### Your objective:
Exactly and only the lines from the one containing "Give me the Plotly source for this chart." through the one containing "ampl_10N = [15, 14, 13, 12, 11, 10]" belong in your copy. Pictures do not.
======== Available records
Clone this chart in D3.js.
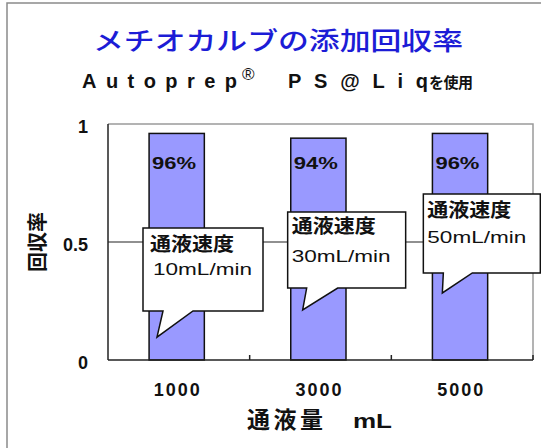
<!DOCTYPE html>
<html><head><meta charset="utf-8">
<script src="https://cdn.jsdelivr.net/npm/d3@7"></script>
<style>body{margin:0;background:#fff}svg{display:block}</style>
</head><body><svg id="c" width="541" height="448"></svg>
<script>
// ---- data ----
const categories = ["1000", "3000", "5000"];
const recovery = [0.96, 0.94, 0.96];
const percentLabels = ["96%", "94%", "96%"];
const yTicks = [0, 0.5, 1];
const calloutHeadings = ["通液速度", "通液速度", "通液速度"];
const calloutSpeeds = ["10mL/min", "30mL/min", "50mL/min"];
const titleText = "メチオカルブの添加回収率";
const yTitle = "回収率";
const xTitle = "通液量";
const xUnit = "mL";

// ---- layout ----
const svg = d3.select("#c");
const JP = "'Noto Sans CJK JP', sans-serif";
const LAT = "'Liberation Sans', Arial, sans-serif";
const plot = {left: 108, right: 533, top: 124, bottom: 360};

const x = d3.scaleBand().domain(categories).range([plot.left, plot.right]).padding(0);
const y = d3.scaleLinear().domain([0, 1]).range([plot.bottom, plot.top]);
const bw = x.bandwidth();

// outer frame
svg.append("rect").attr("x", 7).attr("y", 3).attr("width", 620).attr("height", 520)
  .attr("fill", "none").attr("stroke", "#8a8a8a").attr("stroke-width", 1.5);

// title
svg.append("text").attr("x", 93).attr("y", 50).attr("font-family", JP).attr("font-size", 25)
  .attr("font-weight", 500).attr("fill", "#1c1cd6").attr("textLength", 370)
  .attr("lengthAdjust", "spacingAndGlyphs").text(titleText);

// subtitle
const sub = [
  {t: "Autoprep", x: 82, len: 155, f: LAT, s: 20},
  {t: "PS@Liq", x: 288, len: 140, f: LAT, s: 20},
  {t: "を使用", x: 429, len: 44, f: JP, s: 15}
];
sub.forEach(d => svg.append("text").attr("x", d.x).attr("y", 88).attr("font-family", d.f)
  .attr("font-size", d.s).attr("font-weight", "bold").attr("fill", "#111")
  .attr("textLength", d.len).attr("lengthAdjust", "spacing").text(d.t));
svg.append("text").attr("x", 242).attr("y", 80).attr("font-family", LAT).attr("font-size", 17)
  .attr("fill", "#111").text("®");

// plot frame (top/right gray)
svg.append("path").attr("d", `M${plot.left},${plot.top}H${plot.right}V${plot.bottom}`)
  .attr("fill", "none").attr("stroke", "#9a9a9a").attr("stroke-width", 1.5);

// gridline 0.5
svg.append("line").attr("x1", plot.left).attr("x2", plot.right)
  .attr("y1", y(0.5)).attr("y2", y(0.5)).attr("stroke", "#222").attr("stroke-width", 1.2);

// bars
const barOff = 0.29, barW = 0.39;
svg.append("g").selectAll("rect").data(recovery).join("rect")
  .attr("x", (d, i) => x(categories[i]) + bw * barOff)
  .attr("width", bw * barW)
  .attr("y", d => y(d)).attr("height", d => y(0) - y(d))
  .attr("fill", "#9999ff").attr("stroke", "#111").attr("stroke-width", 1.5);

// percent labels
svg.append("g").selectAll("text").data(percentLabels).join("text")
  .attr("x", (d, i) => x(categories[i]) + bw * barOff + 3)
  .attr("y", y(1) + 45)
  .attr("font-family", LAT).attr("font-size", 17).attr("font-weight", "bold").attr("fill", "#111")
  .attr("textLength", 44).attr("lengthAdjust", "spacingAndGlyphs").text(d => d);

// axes lines
svg.append("line").attr("x1", plot.left).attr("x2", plot.left).attr("y1", plot.top).attr("y2", plot.bottom)
  .attr("stroke", "#222").attr("stroke-width", 1.5);
svg.append("line").attr("x1", plot.left).attr("x2", plot.right).attr("y1", plot.bottom).attr("y2", plot.bottom)
  .attr("stroke", "#222").attr("stroke-width", 1.5);
// category boundary ticks
const bounds = categories.slice(1).map(c => x(c)).concat([plot.right]);
svg.append("g").selectAll("line").data(bounds).join("line")
  .attr("x1", d => d).attr("x2", d => d).attr("y1", plot.bottom).attr("y2", plot.bottom - 5)
  .attr("stroke", "#222").attr("stroke-width", 1.5);

// y axis
const ya = svg.append("g").attr("transform", `translate(${plot.left},3)`)
  .call(d3.axisLeft(y).tickValues(yTicks).tickSize(0).tickPadding(20).tickFormat(d3.format("")));
ya.select(".domain").remove();
ya.selectAll("text").attr("font-family", LAT).attr("font-size", 18).attr("font-weight", "bold").attr("fill", "#111");

// x axis
const xa = svg.append("g").attr("transform", `translate(-1,${plot.bottom})`)
  .call(d3.axisBottom(x).tickSize(0).tickPadding(23));
xa.select(".domain").remove();
xa.selectAll("text").attr("font-family", LAT).attr("font-size", 18).attr("font-weight", "bold")
  .attr("fill", "#111").attr("letter-spacing", 2);

// axis titles
svg.append("text").attr("transform", `translate(36,${y(0.5)}) rotate(-90)`)
  .attr("text-anchor", "middle").attr("dominant-baseline", "central")
  .attr("font-family", JP).attr("font-size", 20).attr("font-weight", "bold").attr("fill", "#111")
  .text(yTitle);
svg.append("text").attr("x", 247).attr("y", 428).attr("font-family", JP).attr("font-size", 23)
  .attr("font-weight", "bold").attr("fill", "#111").attr("textLength", 76).text(xTitle);
svg.append("text").attr("x", 353).attr("y", 428).attr("font-family", LAT).attr("font-size", 21)
  .attr("font-weight", "bold").attr("fill", "#111").attr("textLength", 39)
  .attr("lengthAdjust", "spacingAndGlyphs").text(xUnit);

// callouts (box edges in data units, offsets in px from band start)
const callLayout = [
  {dx: 35, w: 120, top: 0.559, bottom: 0.208, tipDx: 14, tipY: 0.097, b1: 20, b2: 50, l1: 7, l2: 10, h1: 23, h2: 47},
  {dx: 38, w: 118, top: 0.627, bottom: 0.305, tipDx: 15, tipY: 0.212, b1: 19, b2: 50, l1: 4, l2: 4, h1: 21, h2: 50},
  {dx: 32, w: 117, top: 0.703, bottom: 0.369, tipDx: 19, tipY: 0.284, b1: 20, b2: 49, l1: 4, l2: 4, h1: 23, h2: 49}
];
const cg = svg.append("g");
callLayout.forEach((c, i) => {
  const L = x(categories[i]) + c.dx, R = L + c.w, T = y(c.top), B = y(c.bottom);
  const p = d3.path();
  p.moveTo(L, T); p.lineTo(R, T); p.lineTo(R, B);
  p.lineTo(L + c.b2, B); p.lineTo(L + c.tipDx, y(c.tipY)); p.lineTo(L + c.b1, B);
  p.lineTo(L, B); p.closePath();
  cg.append("path").attr("d", p.toString()).attr("fill", "#fff").attr("stroke", "#111")
    .attr("stroke-width", 1.5).attr("stroke-linejoin", "miter");
  cg.append("text").attr("x", L + c.l1).attr("y", T + c.h1).attr("font-family", JP)
    .attr("font-size", 19).attr("font-weight", "bold").attr("fill", "#111")
    .attr("textLength", 84).attr("lengthAdjust", "spacingAndGlyphs").text(calloutHeadings[i]);
  cg.append("text").attr("x", L + c.l2).attr("y", T + c.h2).attr("font-family", LAT)
    .attr("font-size", 17).attr("fill", "#111")
    .attr("textLength", 99).attr("lengthAdjust", "spacingAndGlyphs").text(calloutSpeeds[i]);
});
</script></body></html>
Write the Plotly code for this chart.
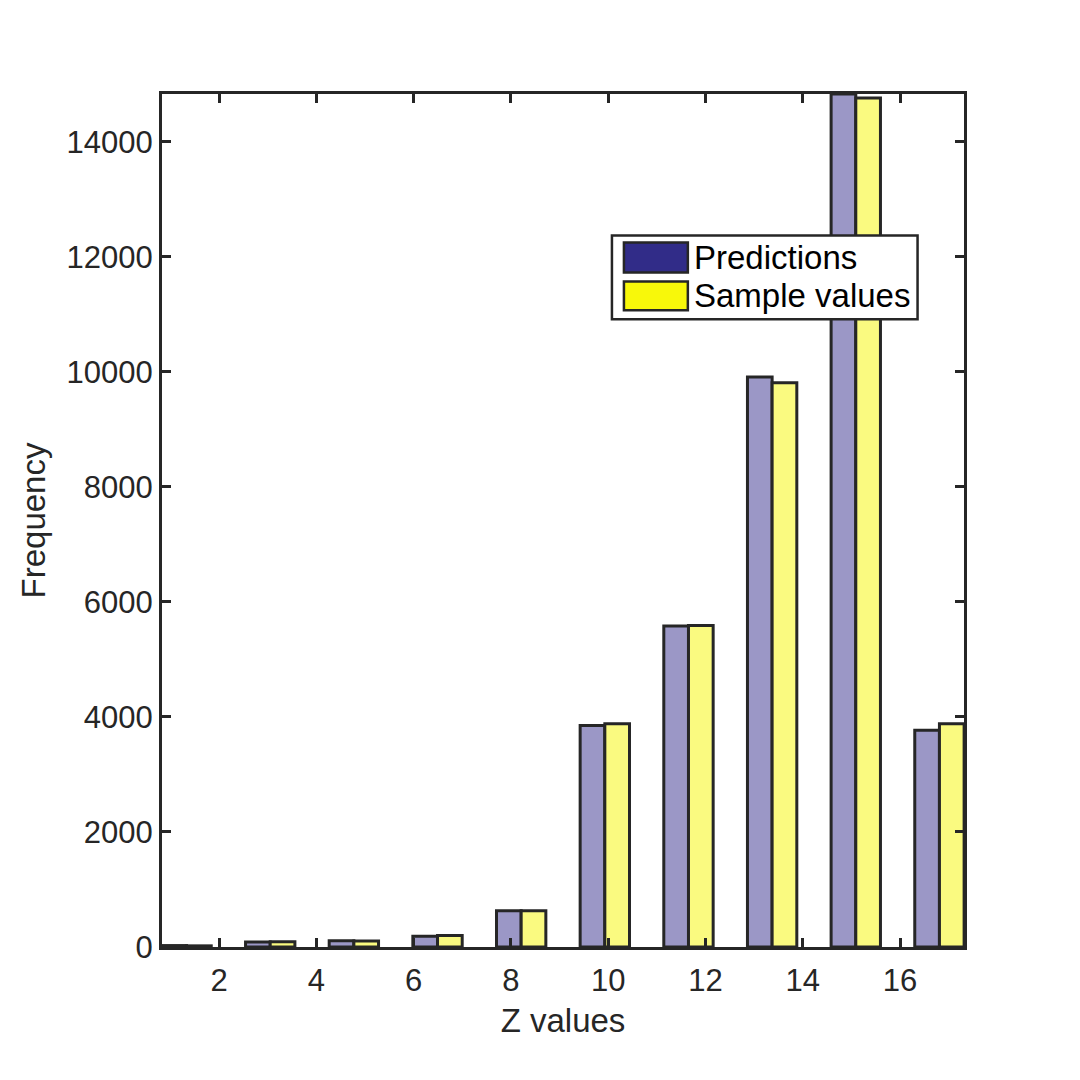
import plotly.graph_objects as go

# Data
z_centers = [1.33, 3.05, 4.77, 6.49, 8.21, 9.93, 11.65, 13.37, 15.09, 16.81]
predictions = [25, 85, 110, 185, 630, 3850, 5580, 9910, 14830, 3770]
sample_values = [20, 90, 105, 200, 630, 3880, 5590, 9810, 14760, 3880]
x_ticks = [2, 4, 6, 8, 10, 12, 14, 16]
y_ticks = [0, 2000, 4000, 6000, 8000, 10000, 12000, 14000]
series_names = ["Predictions", "Sample values"]

EDGE = "#262626"
FONT = "Arial, Liberation Sans, Helvetica, sans-serif"

fig = go.Figure()
fig.add_trace(go.Bar(x=z_centers, y=predictions, name=series_names[0],
                     marker=dict(color="#9B97C6", line=dict(color=EDGE, width=3)),
                     showlegend=False))
fig.add_trace(go.Bar(x=z_centers, y=sample_values, name=series_names[1],
                     marker=dict(color="#FAFA80", line=dict(color=EDGE, width=3)),
                     showlegend=False))

L, R, T, B = 161.5, 964.5, 93.5, 947
W = R - L
H = B - T


def px(xp):
    return (xp - L) / W


def py(yp):
    return (B - yp) / H


shapes = []
annotations = []
# Legend box
shapes.append(dict(type="rect", xref="paper", yref="paper",
                   x0=px(612), x1=px(918), y0=py(319), y1=py(235),
                   line=dict(color=EDGE, width=2.5), fillcolor="white", layer="above"))
legend_cols = ["#312C88", "#F8F80A"]
rows = [(242, 272), (281, 310)]
for name, col, (y0, y1) in zip(series_names, legend_cols, rows):
    shapes.append(dict(type="rect", xref="paper", yref="paper",
                       x0=px(624), x1=px(688), y0=py(y1), y1=py(y0),
                       line=dict(color=EDGE, width=2.5), fillcolor=col, layer="above"))
    annotations.append(dict(xref="paper", yref="paper", x=px(692), y=py((y0 + y1) / 2),
                            text=name, showarrow=False, xanchor="left", yanchor="middle",
                            font=dict(family=FONT, size=33, color="black")))

fig.update_layout(
    width=1080, height=1080,
    margin=dict(l=L, r=1080 - R, t=T, b=1080 - B, pad=0),
    paper_bgcolor="white", plot_bgcolor="white",
    barmode="group", bargap=0.41, bargroupgap=0,
    font=dict(family=FONT, color=EDGE),
    shapes=shapes, annotations=annotations,
    showlegend=False,
)
fig.update_xaxes(range=[0.825, 17.315], tickvals=x_ticks, ticks="inside", ticklen=9,
                 tickwidth=2.5, tickcolor=EDGE, showline=True, linecolor=EDGE,
                 linewidth=3, mirror="ticks", showgrid=False, zeroline=False,
                 tickfont=dict(size=31, color=EDGE), ticklabelstandoff=4,
                 title=dict(text="Z values", font=dict(size=33, color=EDGE), standoff=12))
fig.update_yaxes(range=[0, 14830], tickvals=y_ticks, tickformat="d", ticks="inside", ticklen=9,
                 tickwidth=2.5, tickcolor=EDGE, showline=True, linecolor=EDGE,
                 linewidth=3, mirror="ticks", showgrid=False, zeroline=False,
                 tickfont=dict(size=31, color=EDGE),
                 title=dict(text="Frequency", font=dict(size=33, color=EDGE), standoff=12))

fig.write_html("out.html")
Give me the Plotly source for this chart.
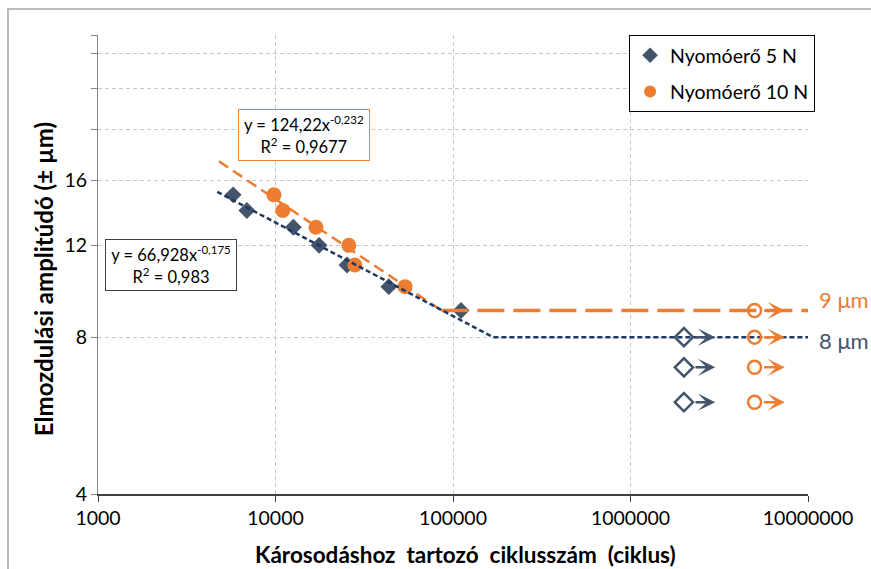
import math
import plotly.graph_objects as go

# ---- data ----
cycles_5N = [5770, 6900, 12600, 17600, 25300, 43500, 111000]
ampl_5N = [15, 14, 13, 12, 11, 10, 9]
cycles_10N = [9800, 11000, 16900, 25900, 28000, 53700]
ampl_10N = [15, 14, 13, 12, 11, 10]

runout_cycles_5N = [2.0e6, 2.0e6, 2.0e6]
runout_ampl_5N = [8, 7, 6]
runout_tip_5N = 3.0e6
runout_cycles_10N = [5.0e6, 5.0e6, 5.0e6, 5.0e6]
runout_ampl_10N = [9, 8, 7, 6]
runout_tip_10N = 7.4e6

trend_5N_x = [4700, 168000, 1.0e7]
trend_5N_y = [15.2, 8, 8]
trend_10N_slope_x = [4800, 86000]
trend_10N_slope_y = [17.4, 9]
limit_10N_x = [86000, 1.0e7]
limit_10N_y = [9, 9]

x_tickvals = [1000, 10000, 100000, 1000000, 10000000]
x_ticktext = ["1000", "10000", "100000", "1000000", "10000000"]
y_tickvals = [4, 8, 12, 16, 20, 24, 28, 30.3]
y_ticktext = ["4", "8", "12", "16", "", "", "", ""]

NAVY = "#44546A"
NAVY_D = "#203864"
ORANGE = "#ED7D31"
FONT = "Lato"

fig = go.Figure()

fig.add_trace(go.Scatter(x=cycles_5N, y=ampl_5N, mode="markers", name="Nyomóerő 5 N",
                         marker=dict(symbol="diamond", size=13, color=NAVY),
                         legendgroup="a"))
fig.add_trace(go.Scatter(x=cycles_10N, y=ampl_10N, mode="markers", name="Nyomóerő 10 N",
                         marker=dict(symbol="circle", size=15, color=ORANGE),
                         legendgroup="b"))

fig.add_trace(go.Scatter(x=trend_10N_slope_x, y=trend_10N_slope_y, mode="lines", showlegend=False,
                         line=dict(color=ORANGE, width=2.5, dash="11px,6px"), hoverinfo="skip"))
fig.add_trace(go.Scatter(x=limit_10N_x, y=limit_10N_y, mode="lines", showlegend=False,
                         line=dict(color=ORANGE, width=3.5, dash="27px,9px"), hoverinfo="skip"))
fig.add_trace(go.Scatter(x=trend_5N_x, y=trend_5N_y, mode="lines", showlegend=False,
                         line=dict(color=NAVY_D, width=2.5, dash="5px,3px"), hoverinfo="skip"))

fig.add_trace(go.Scatter(x=runout_cycles_5N, y=runout_ampl_5N, mode="markers", showlegend=False,
                         marker=dict(symbol="diamond-open", size=14, color=NAVY, line=dict(width=2.5, color=NAVY))))
fig.add_trace(go.Scatter(x=runout_cycles_10N, y=runout_ampl_10N, mode="markers", showlegend=False,
                         marker=dict(symbol="circle-open", size=13, color=ORANGE, line=dict(width=2.5, color=ORANGE))))

annotations = []
for n, a in zip(runout_cycles_5N, runout_ampl_5N):
    annotations.append(dict(x=math.log10(runout_tip_5N), y=math.log10(a), xref="x", yref="y",
                            ax=math.log10(n), ay=math.log10(a), axref="x", ayref="y",
                            showarrow=True, arrowhead=3, arrowsize=1.15, arrowwidth=2.5,
                            arrowcolor=NAVY, startstandoff=10, text=""))
for n, a in zip(runout_cycles_10N, runout_ampl_10N):
    annotations.append(dict(x=math.log10(runout_tip_10N), y=math.log10(a), xref="x", yref="y",
                            ax=math.log10(n), ay=math.log10(a), axref="x", ayref="y",
                            showarrow=True, arrowhead=3, arrowsize=1.15, arrowwidth=2.5,
                            arrowcolor=ORANGE, startstandoff=8, text=""))

# equation boxes
annotations.append(dict(x=0.290, y=0.782, xref="paper", yref="paper", showarrow=False,
                        xanchor="center", yanchor="middle",
                        text="y = 124,22x<sup>-0,232</sup><br>R<sup>2</sup> = 0,9677",
                        font=dict(family=FONT, size=16.5, color="#000000"),
                        bordercolor=ORANGE, borderwidth=1, bgcolor="white",
                        width=128, height=48, borderpad=1))
annotations.append(dict(x=0.103, y=0.499, xref="paper", yref="paper", showarrow=False,
                        xanchor="center", yanchor="middle",
                        text="y = 66,928x<sup>-0,175</sup><br>R<sup>2</sup> = 0,983",
                        font=dict(family=FONT, size=16.5, color="#000000"),
                        bordercolor="#404040", borderwidth=1, bgcolor="white",
                        width=128, height=48, borderpad=1))

# limit labels
annotations.append(dict(x=1.0127, y=0.424, xref="paper", yref="paper", showarrow=False,
                        xanchor="left", yanchor="middle", text="9 μm",
                        font=dict(family=FONT, size=22, color=ORANGE)))
annotations.append(dict(x=1.0127, y=0.334, xref="paper", yref="paper", showarrow=False,
                        xanchor="left", yanchor="middle", text="8 μm",
                        font=dict(family=FONT, size=22, color=NAVY)))

# axis titles
annotations.append(dict(x=-0.0775, y=0.468, xref="paper", yref="paper", showarrow=False,
                        xanchor="center", yanchor="middle",
                        textangle=-90, text="<b>Elmozdulási amplitúdó (± µm)</b>",
                        font=dict(family=FONT, size=24, color="#000000")))
annotations.append(dict(x=0.518, y=-0.131, xref="paper", yref="paper", showarrow=False,
                        xanchor="center", yanchor="middle",
                        text="<b>Károsodáshoz  tartozó  ciklusszám  (ciklus)</b>",
                        font=dict(family=FONT, size=22.5, color="#000000")))

fig.update_layout(
    width=871, height=569,
    margin=dict(l=98, r=63, t=35, b=75),
    paper_bgcolor="white", plot_bgcolor="white",
    font=dict(family=FONT, size=19, color="#000000"),
    annotations=annotations,
    legend=dict(x=0.748, y=1.0, xanchor="left", yanchor="top",
                bordercolor="#000000", borderwidth=1, bgcolor="white",
                font=dict(family=FONT, size=19.5), tracegroupgap=8,
                traceorder="grouped", itemsizing="constant", itemwidth=30),
    shapes=[dict(type="rect", xref="paper", yref="paper",
                 x0=-0.1268, x1=1.2, y0=-0.3, y1=1.0566,
                 line=dict(color="#A6A6A6", width=1.5), layer="below")],
)

fig.update_xaxes(type="log", range=[3, 7], tickvals=x_tickvals, ticktext=x_ticktext,
                 showgrid=True, gridcolor="#C8C8C8", griddash="4px,3px", gridwidth=1,
                 showline=True, linecolor="#404040", linewidth=1.5,
                 ticks="outside", ticklen=6, tickcolor="#404040",
                 tickfont=dict(family=FONT, size=19.5), zeroline=False)
fig.update_yaxes(type="log", range=[math.log10(4), math.log10(30.4)],
                 tickvals=y_tickvals, ticktext=y_ticktext,
                 showgrid=True, gridcolor="#C8C8C8", griddash="4px,3px", gridwidth=1,
                 showline=True, linecolor="#868686", linewidth=1,
                 ticks="outside", ticklen=6, tickcolor="#868686",
                 tickfont=dict(family=FONT, size=19.5), zeroline=False)

fig.write_html("out.html")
================
### Result for this exercise:
Give me the Plotly source for this chart.
import math
import plotly.graph_objects as go

# ---- data ----
cycles_5N = [5770, 6900, 12600, 17600, 25300, 43500, 111000]
ampl_5N = [15, 14, 13, 12, 11, 10, 9]
cycles_10N = [9800, 11000, 16900, 25900, 28000, 53700]
ampl_10N = [15, 14, 13, 12, 11, 10]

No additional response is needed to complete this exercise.